It’s entirely possible.
The doing away with the general solicitation ban, tethered to the increased threshold for LPs, could be the magic elixir for so many LBO shops thirsting for a new fund. And, if President Obama should succeed in increasing the capital gains tax rate for private equity firms, it would also be a boon for the federal government.
The opportunity to solicit contributions from a much broader base of investors still must be seized by middle market PE firms, however—recently, the Hub spoke with one would-be LBO shop seeking to secure capital for a fund less than $100 million, which told us it would only take contributions of $1 million or more. Survivalists in the space will need to lower their expectations—or, not survive.
Speaking at Buyouts Chicago, Ian Schwartz, a partner with Fried, Frank Harris, Shriver & Jacobson LLP, noted Rule 12G in the JOBS Act substantially increases the number of investors middle market (and, just to be clear, all private equity firms) can include in their fund. Now, up to 2,000 accredited investors, meaning individuals with $1 million or entities worth $5 million, can buy in for private equity.

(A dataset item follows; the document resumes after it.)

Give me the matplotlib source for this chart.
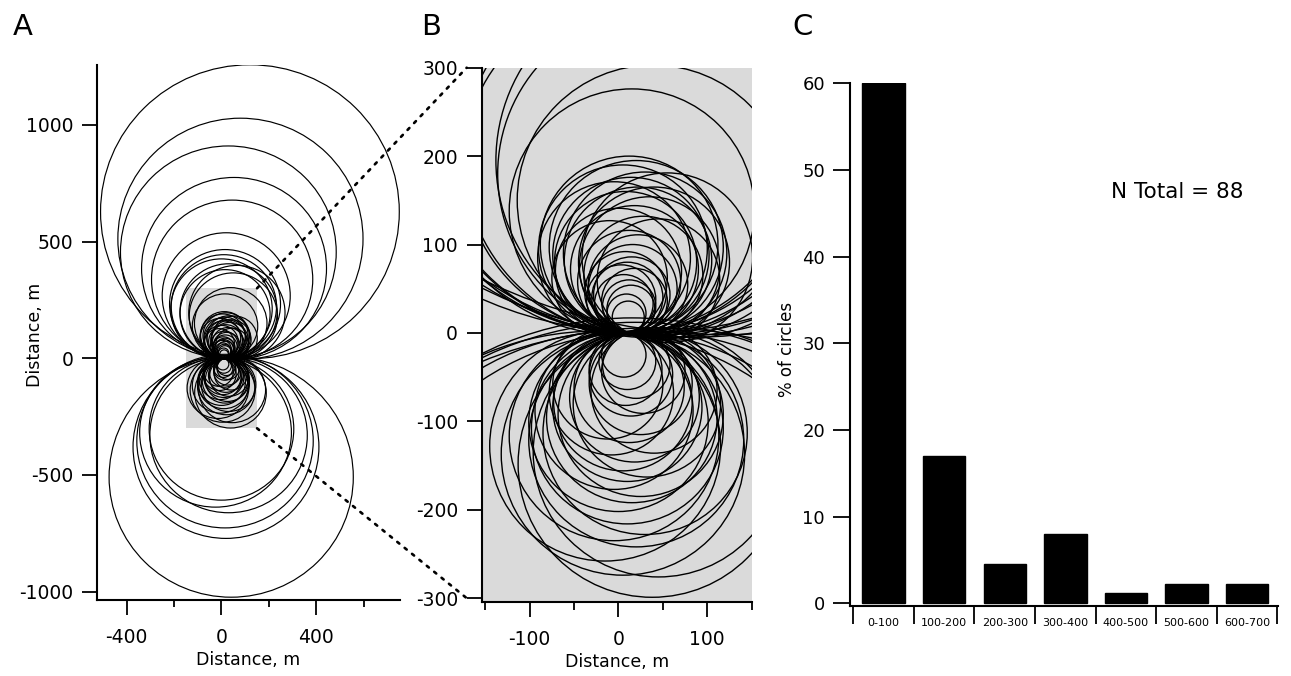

When you factor in the squeeze being put on the general solicitation ban, private equity firms will be able to access a broader range of investors, potentially even delivering LBO fund pitches to small Mom & Pop-sized audiences—provided they’ve got an in with the financial advisor who’s got the group’s ear.

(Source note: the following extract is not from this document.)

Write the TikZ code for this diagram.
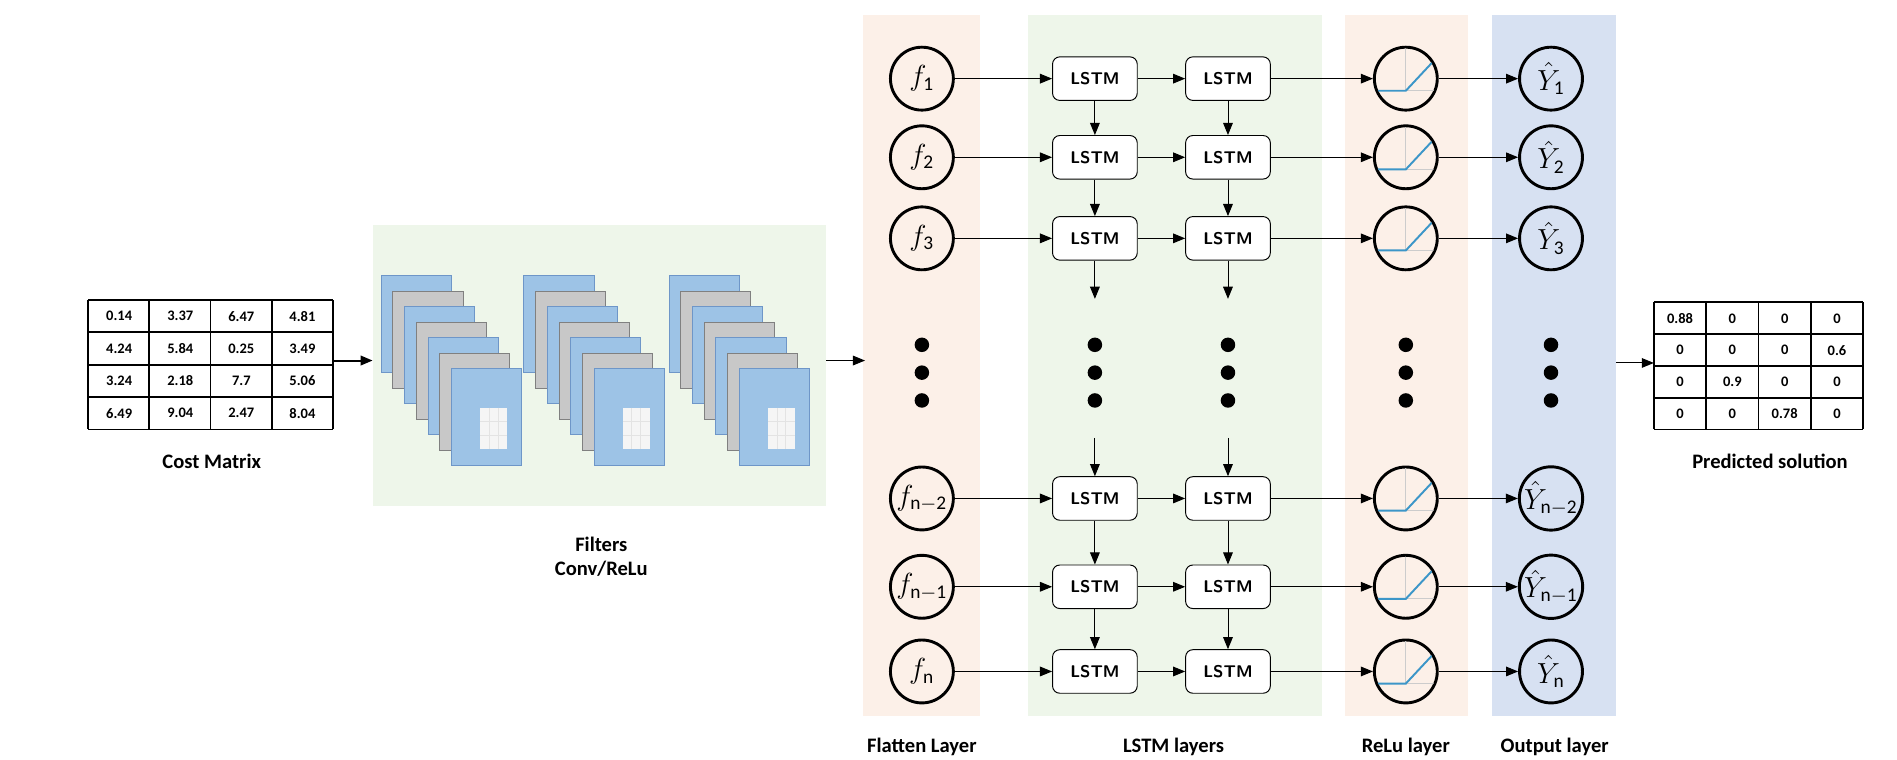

But the biggest difference pre- and post-JOBS will come—at least for middle market private equity firms—by hitching these two concepts together. Can you picture Henry Kravis pitching a financial advisor’s clientele, worth maybe $5 million in aggregate to the fund, complete with boxes of coffee and stale doughnuts awaiting him and his marketing team? Me neither.

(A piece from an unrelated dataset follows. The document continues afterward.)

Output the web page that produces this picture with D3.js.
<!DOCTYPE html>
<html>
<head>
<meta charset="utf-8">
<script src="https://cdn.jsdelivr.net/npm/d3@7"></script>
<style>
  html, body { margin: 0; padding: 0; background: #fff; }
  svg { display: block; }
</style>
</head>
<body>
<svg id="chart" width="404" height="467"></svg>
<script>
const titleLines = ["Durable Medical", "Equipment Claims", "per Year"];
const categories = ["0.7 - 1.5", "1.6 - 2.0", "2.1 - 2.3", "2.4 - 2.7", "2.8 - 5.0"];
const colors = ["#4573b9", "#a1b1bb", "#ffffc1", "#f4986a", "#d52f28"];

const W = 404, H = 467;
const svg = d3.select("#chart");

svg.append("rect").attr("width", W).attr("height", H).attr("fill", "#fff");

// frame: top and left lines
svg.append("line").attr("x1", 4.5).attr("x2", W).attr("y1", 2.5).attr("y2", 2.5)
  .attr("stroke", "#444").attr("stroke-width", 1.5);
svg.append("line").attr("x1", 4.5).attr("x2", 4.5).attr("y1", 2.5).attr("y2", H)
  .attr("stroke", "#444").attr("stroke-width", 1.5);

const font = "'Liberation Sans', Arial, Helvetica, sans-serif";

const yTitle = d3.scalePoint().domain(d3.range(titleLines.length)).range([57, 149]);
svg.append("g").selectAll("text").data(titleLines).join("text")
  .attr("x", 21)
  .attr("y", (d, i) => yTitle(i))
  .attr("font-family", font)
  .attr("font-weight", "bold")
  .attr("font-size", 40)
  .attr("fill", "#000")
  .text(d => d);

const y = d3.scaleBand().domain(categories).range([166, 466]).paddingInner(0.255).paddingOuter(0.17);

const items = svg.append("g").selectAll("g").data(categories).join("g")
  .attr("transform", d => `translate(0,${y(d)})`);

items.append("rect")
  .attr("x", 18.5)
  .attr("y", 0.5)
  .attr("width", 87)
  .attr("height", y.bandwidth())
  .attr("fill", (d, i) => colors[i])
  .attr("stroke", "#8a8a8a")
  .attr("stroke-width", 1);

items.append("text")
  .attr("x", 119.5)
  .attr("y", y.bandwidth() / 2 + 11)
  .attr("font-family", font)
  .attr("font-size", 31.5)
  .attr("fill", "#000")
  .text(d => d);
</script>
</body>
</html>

Possibly contrary to the expectations of President Obama’s advisors (and, certainly, campaign strategists), the act has created a golden window of opportunity for PE. Also speaking alongside Schwartz was Christian McGrath of GTCR, who—while noting the cost of going public, and subsequent compliance, is still high—also acknowledged that private equity, including GTCR, will leap at the opportunity to prep more IPOs more privately. Because these PE-backed companies have longer tails in terms of revenue, they (unlike the Groupons of the world) are a lot more deserving of the privacy.
Just so long as private equity can make the most of the opportunity it has been afforded in the near term, some of the PE firms that can push the most companies public can also take advantage of that good press, and the relaxed general solicitation rules, to aggressively shed portfolio companies. Now, all we need is for the SEC to get their rears in gear.